Это какая-то третья сигнальная система. «Визуальные сигналы» — это
символы, уже существующие в сознании, и только переведенные оттуда в
нашу зрительную способность.
Мало того: все видимое (то есть все увиденное)
находится там же — в области, уже освоенной и населенной знаками и символами.

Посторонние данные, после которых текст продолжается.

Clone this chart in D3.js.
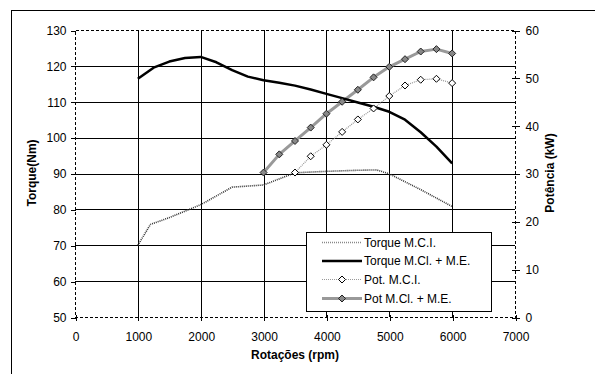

Иначе говоря, в смешанной области визуального и
вербального.
Или такой пример. Считается, что архитекторы рисуют свои
мысли. Это я наблюдал много раз и даже сам кое-что зарисовывал — кое-какие
мысли. Потому и знаю, сколько промежуточных помещений от собственно мысли до
той картинки, которую архитектор зарисовывает как свою «мысль». И то помещение,
где мысль как-то пропускает себя через язык, миновать никак не удается: самые
смутные идеи все же отталкиваются от таких представлений, как стена, окно,
портал, пандус, «снег мрамор дерево спасибо». Это представления, но за ними
стоят слова, не так ли?
То, что вне языка, — не представительно. Существует,
но вне представления: никак не представлено в сознании. «Глаз для О.М. — орудие
мысли» — пишет Надежда Мандельштам. Но верно и обратное:
мысль — орган зрения. Мы видим то, что мы мыслим. Новый язык — это способность
увидеть новые вещи.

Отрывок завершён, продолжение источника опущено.